Aim —
Transcribe all of the data exactly. Omit the pictures.

Information supplied —
------------

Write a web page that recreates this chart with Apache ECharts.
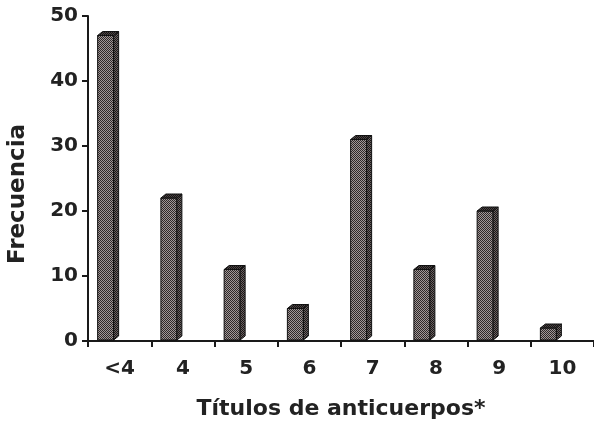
<!DOCTYPE html>
<html>
<head>
<meta charset="utf-8">
<script src="https://cdn.jsdelivr.net/npm/echarts@6/dist/echarts.min.js"></script>
<style>
html,body{margin:0;padding:0;background:#fff;}
#chart{width:594px;height:427px;}
</style>
</head>
<body>
<div id="chart"></div>
<script>
const categories = ['<4', '4', '5', '6', '7', '8', '9', '10'];
const frecuencia = [47, 22, 11, 5, 31, 11, 20, 2];
const yTicks = [0, 10, 20, 30, 40, 50];

function makePattern(dark, light) {
  const c = document.createElement('canvas');
  c.width = 2; c.height = 2;
  const g = c.getContext('2d');
  g.fillStyle = light; g.fillRect(0, 0, 2, 2);
  g.fillStyle = dark; g.fillRect(0, 0, 1, 1); g.fillRect(1, 1, 1, 1);
  return c;
}
const frontPat = { image: makePattern('#2e2828', '#a09898'), repeat: 'repeat' };
const sidePat = { image: makePattern('#1a1616', '#6a6262'), repeat: 'repeat' };
const topPat = { image: makePattern('#161212', '#4a4444'), repeat: 'repeat' };

const chart = echarts.init(document.getElementById('chart'), null, { renderer: 'canvas' });
const FONT = '"DejaVu Sans", sans-serif';

chart.setOption({
  backgroundColor: '#ffffff',
  animation: false,
  grid: { left: 88, right: 0, top: 16, bottom: 86, containLabel: false },
  xAxis: {
    type: 'category',
    data: categories,
    boundaryGap: true,
    name: 'Títulos de anticuerpos*',
    nameLocation: 'middle',
    nameGap: 57,
    nameTextStyle: { fontFamily: FONT, fontWeight: 'bold', fontSize: 22, color: '#222' },
    axisLine: { show: true, lineStyle: { color: '#1a1a1a', width: 2 } },
    axisTick: { show: true, length: 6, alignWithLabel: false, lineStyle: { color: '#1a1a1a', width: 2 } },
    axisLabel: { fontFamily: FONT, fontWeight: 'bold', fontSize: 20, color: '#222', margin: 18 },
    splitLine: { show: false }
  },
  yAxis: {
    type: 'value',
    min: yTicks[0],
    max: yTicks[yTicks.length - 1],
    interval: 10,
    axisLine: { show: true, lineStyle: { color: '#1a1a1a', width: 2 } },
    axisTick: { show: true, length: 6, lineStyle: { color: '#1a1a1a', width: 2 } },
    axisLabel: { fontFamily: FONT, fontWeight: 'bold', fontSize: 20, color: '#222', margin: 10 },
    splitLine: { show: false }
  },
  graphic: [{
    type: 'text',
    x: 18, y: 194,
    rotation: Math.PI / 2,
    style: {
      text: 'Frecuencia',
      fontFamily: FONT, fontWeight: 'bold', fontSize: 23, fill: '#222',
      align: 'center', verticalAlign: 'middle'
    }
  }],
  series: [{
    type: 'custom',
    data: frecuencia.map((v, i) => [i, v]),
    encode: { x: 0, y: 1 },
    renderItem: function (params, api) {
      const base = api.coord([api.value(0), 0]);
      const top = api.coord([api.value(0), api.value(1)]);
      const left = base[0] - 22;
      const w = 16, dx = 5, dy = 4;
      const yb = base[1] - 1, yt = top[1];
      const stroke = { stroke: '#111', lineWidth: 1 };
      return {
        type: 'group',
        children: [
          { type: 'rect', shape: { x: left, y: yt, width: w, height: yb - yt },
            style: Object.assign({ fill: frontPat }, stroke) },
          { type: 'polygon', shape: { points: [[left + w, yt], [left + w + dx, yt - dy], [left + w + dx, yb - dy], [left + w, yb]] },
            style: Object.assign({ fill: sidePat }, stroke) },
          { type: 'polygon', shape: { points: [[left, yt], [left + dx, yt - dy], [left + w + dx, yt - dy], [left + w, yt]] },
            style: Object.assign({ fill: topPat }, stroke) }
        ]
      };
    }
  }]
});
</script>
</body>
</html>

------------

Result of this task —
Write a web page that recreates this chart with Apache ECharts.
<!DOCTYPE html>
<html>
<head>
<meta charset="utf-8">
<script src="https://cdn.jsdelivr.net/npm/echarts@6/dist/echarts.min.js"></script>
<style>
html,body{margin:0;padding:0;background:#fff;}
#chart{width:594px;height:427px;}
</style>
</head>
<body>
<div id="chart"></div>
<script>
const categories = ['<4', '4', '5', '6', '7', '8', '9', '10'];
const frecuencia = [47, 22, 11, 5, 31, 11, 20, 2];
const yTicks = [0, 10, 20, 30, 40, 50];

function makePattern(dark, light) {
  const c = document.createElement('canvas');
  c.width = 2; c.height = 2;
  const g = c.getContext('2d');
  g.fillStyle = light; g.fillRect(0, 0, 2, 2);
  g.fillStyle = dark; g.fillRect(0, 0, 1, 1); g.fillRect(1, 1, 1, 1);
  return c;
}
const frontPat = { image: makePattern('#2e2828', '#a09898'), repeat: 'repeat' };
const sidePat = { image: makePattern('#1a1616', '#6a6262'), repeat: 'repeat' };
const topPat = { image: makePattern('#161212', '#4a4444'), repeat: 'repeat' };

const chart = echarts.init(document.getElementById('chart'), null, { renderer: 'canvas' });
const FONT = '"DejaVu Sans", sans-serif';

chart.setOption({
  backgroundColor: '#ffffff',
  animation: false,
  grid: { left: 88, right: 0, top: 16, bottom: 86, containLabel: false },
  xAxis: {
    type: 'category',
    data: categories,
    boundaryGap: true,
    name: 'Títulos de anticuerpos*',
    nameLocation: 'middle',
    nameGap: 57,
    nameTextStyle: { fontFamily: FONT, fontWeight: 'bold', fontSize: 22, color: '#222' },
    axisLine: { show: true, lineStyle: { color: '#1a1a1a', width: 2 } },
    axisTick: { show: true, length: 6, alignWithLabel: false, lineStyle: { color: '#1a1a1a', width: 2 } },
    axisLabel: { fontFamily: FONT, fontWeight: 'bold', fontSize: 20, color: '#222', margin: 18 },
    splitLine: { show: false }
  },
  yAxis: {
    type: 'value',
    min: yTicks[0],
    max: yTicks[yTicks.length - 1],
    interval: 10,
    axisLine: { show: true, lineStyle: { color: '#1a1a1a', width: 2 } },
    axisTick: { show: true, length: 6, lineStyle: { color: '#1a1a1a', width: 2 } },
    axisLabel: { fontFamily: FONT, fontWeight: 'bold', fontSize: 20, color: '#222', margin: 10 },
    splitLine: { show: false }
  },
  graphic: [{
    type: 'text',
    x: 18, y: 194,
    rotation: Math.PI / 2,
    style: {
      text: 'Frecuencia',
      fontFamily: FONT, fontWeight: 'bold', fontSize: 23, fill: '#222',
      align: 'center', verticalAlign: 'middle'
    }
  }],
  series: [{
    type: 'custom',
    data: frecuencia.map((v, i) => [i, v]),
    encode: { x: 0, y: 1 },
    renderItem: function (params, api) {
      const base = api.coord([api.value(0), 0]);
      const top = api.coord([api.value(0), api.value(1)]);
      const left = base[0] - 22;
      const w = 16, dx = 5, dy = 4;
      const yb = base[1] - 1, yt = top[1];
      const stroke = { stroke: '#111', lineWidth: 1 };
      return {
        type: 'group',
        children: [
          { type: 'rect', shape: { x: left, y: yt, width: w, height: yb - yt },
            style: Object.assign({ fill: frontPat }, stroke) },
          { type: 'polygon', shape: { points: [[left + w, yt], [left + w + dx, yt - dy], [left + w + dx, yb - dy], [left + w, yb]] },
            style: Object.assign({ fill: sidePat }, stroke) },
          { type: 'polygon', shape: { points: [[left, yt], [left + dx, yt - dy], [left + w + dx, yt - dy], [left + w, yt]] },
            style: Object.assign({ fill: topPat }, stroke) }
        ]
      };
    }
  }]
});
</script>
</body>
</html>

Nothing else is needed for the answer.